“Paul didn’t go into the mountains and the country; he went where the people are, the population centers. I’ve said for years, one of the greatest tragedies in fundamental evangelical Christianity in America in the 20th Century is, in the middle of the century, the great host of evangelical Bible-preaching ministries fled the cities to the suburbs because it was easier to live in the suburbs than it was to live in the turmoil developing in the cities. ‘The flowery beds of ease,’ as the song says.
"When fundamentalist Believers fled, they left an absence of truth. For Chicago, since the latter part of the last century, it has been so tightly under the grip of Romanism," explains Richard Jordan.
“Where the people are is where the problems are. Where
the problems are, people are going to solve the problems. If truth leaves, what’s
the church? The pillar and ground of the truth. The problems will be solved
with error, but the problems will get solved because the nature of man is he has
to have that order. That’s the way God structured man and his society to function.
“If you go back to the 1920s, ‘30s, ‘40s, ‘50s, Chicago
was the citadel of fundamentalism in America. The pastor of Moody Church in the
‘40s, Harry Ironside was called the Archbishop of Fundamentalism.
“Pastor O’Hair of North Shore Church, our ministry,
was right there are on the north shore of Chicago and reached out around the
world from there, but it had the gospel-preaching center.
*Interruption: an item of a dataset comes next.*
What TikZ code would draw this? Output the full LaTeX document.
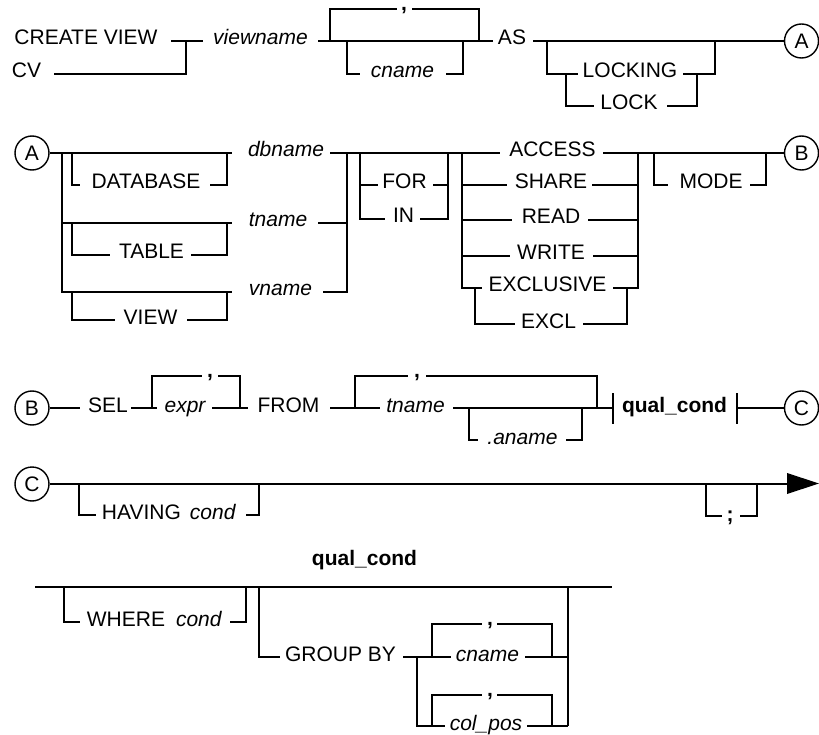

“One of the first radio stations in the country
preaching the gospel was built in the bell tower of North Shore Church at
Wilson Avenue and Sheridan Road in 1926. Chicago was a hub for fundamental Bible-preaching
Christianity. New York City’s Isaac Haldeman of First Baptist Church. Philadelphia. These they were great centers of fundamental, Bible-believing,
Scofield dispensationalism; they were recovering these truths.
“Historically, missionaries would go to a foreign
country and they didn’t go to the cities; they’d go to the mountains and then
get a following. Take pictures and come back home and show pictures of little
babies and people in need and raise money.
“The first 300 years after Paul were the greatest
years of evangelism, outreach, expanding the Body of Christ in all of church
history. We’re going into a culture right now—our country is falling back into
the culture that the world has been in for 2,000 years.
“You’re going to live to see in the next decade a world in America that is just almost exactly like the world Paul lived in, but remember what God did in that world for the Body of Christ because all the distractions were taken away and they just had truth."